To run Race For The Cure you need a reason that goes beyond getting your next PR. They do have top finishers for the race, but they do not do chip timing for this event. As I was running, I had the opportunity to see the bibs pinned on the backs of other runners that included their reasons for running, the people they loved, who they were running for, etc. It can be a pretty emotional experience, but don’t worry – they sprinkle hope and brightness throughout the course!
I ended up seeing Vikings cheerleaders, drummers, and an announcer at the final turn telling us we were rock stars because we were in the top 600 runners (of thousands) finishing the course. My absolute favorite spectators on the course were the moms! They were offering encouragement, high fives, and hugs.
Related: How to Be a Good Spectator
The course itself was pretty easy. There were a few hills, but nothing too big or long. Much of it was along the residential streets in Edina close to Southdale Mall. It was well marked and there were police officers at every turn so that you didn’t have to worry about getting lost. We also got to use the entire street which meant that after the first ¼ mile folks had pretty much sorted themselves out into paces and even if someone stopped running in front of you there was plenty of room to dodge around them without hitting someone else.

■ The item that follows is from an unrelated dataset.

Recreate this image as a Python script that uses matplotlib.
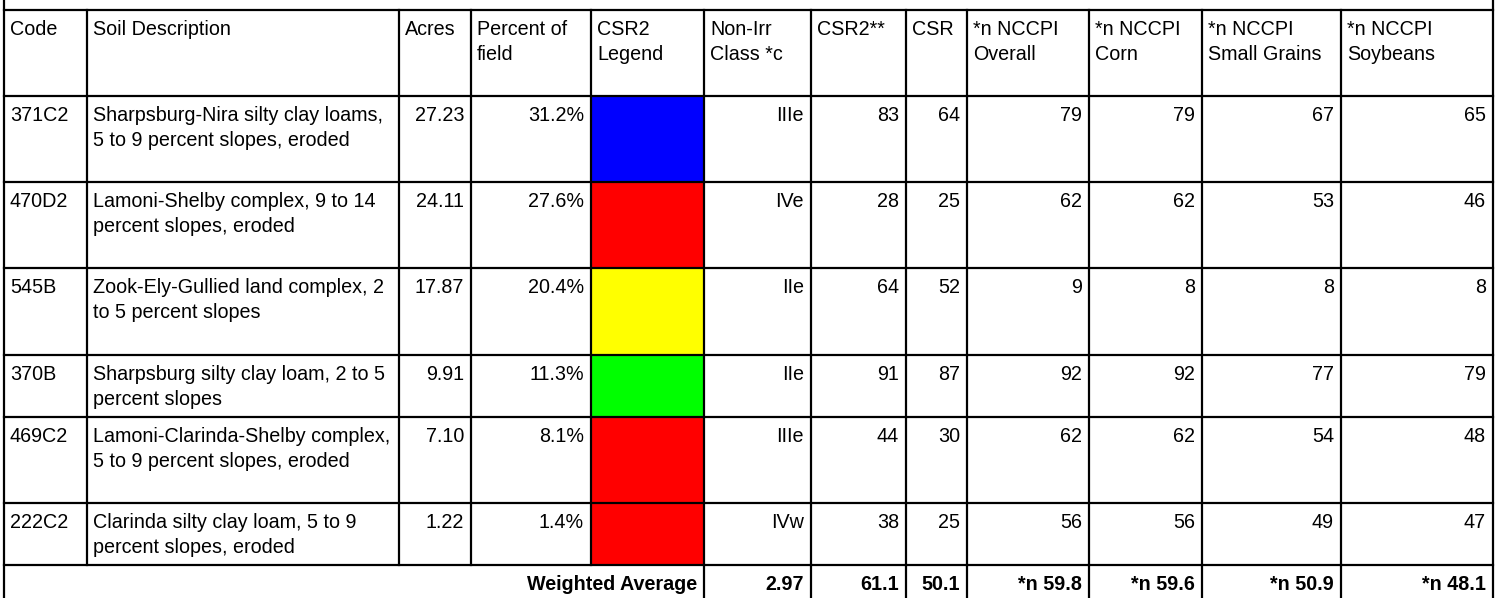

Tips for Running Race for the Cure
If you are interested in this race next year here are a few tips:
Plan out parking before the race.
This was at Southdale Mall and it was a mess trying to find parking. I ended up parking at a local business which was closed on Sunday about 1/4 of a mile away from the start line. It got me away from the crowds and made for a really easy exit at the end.
Bring your friends!
If you have a group of people that want to participate together but not all of them are runners you can still have them join you in the 5K or participate in the walk (1K and 5K options) that happens about a bit over an hour after the run start time.
Consider joining or creating a team.
I saw lots of corporate teams. I joined KS95’s Team Moon and Staci which was open to anyone.
This is your chance to put on that tutu or secure that pink boa onto your running belt. Everyone was wearing pink. Go ahead and get creative! I developed a whole outfit which even included custom painting my own running shoes.
Bring your own water.
There is no water on the course, but there is water at the end.
If you want post-race treats you’ll need to go to the Health Expo area.
Warning: There are a lot of people. If you don’t like crowds plan to get in and get out.
Run Race for the Cure!
In the end, this is a race where you have the opportunity to really make special! You can fundraise, build a team, create a spunky outfit, and run it in honor or memory of the folks you love.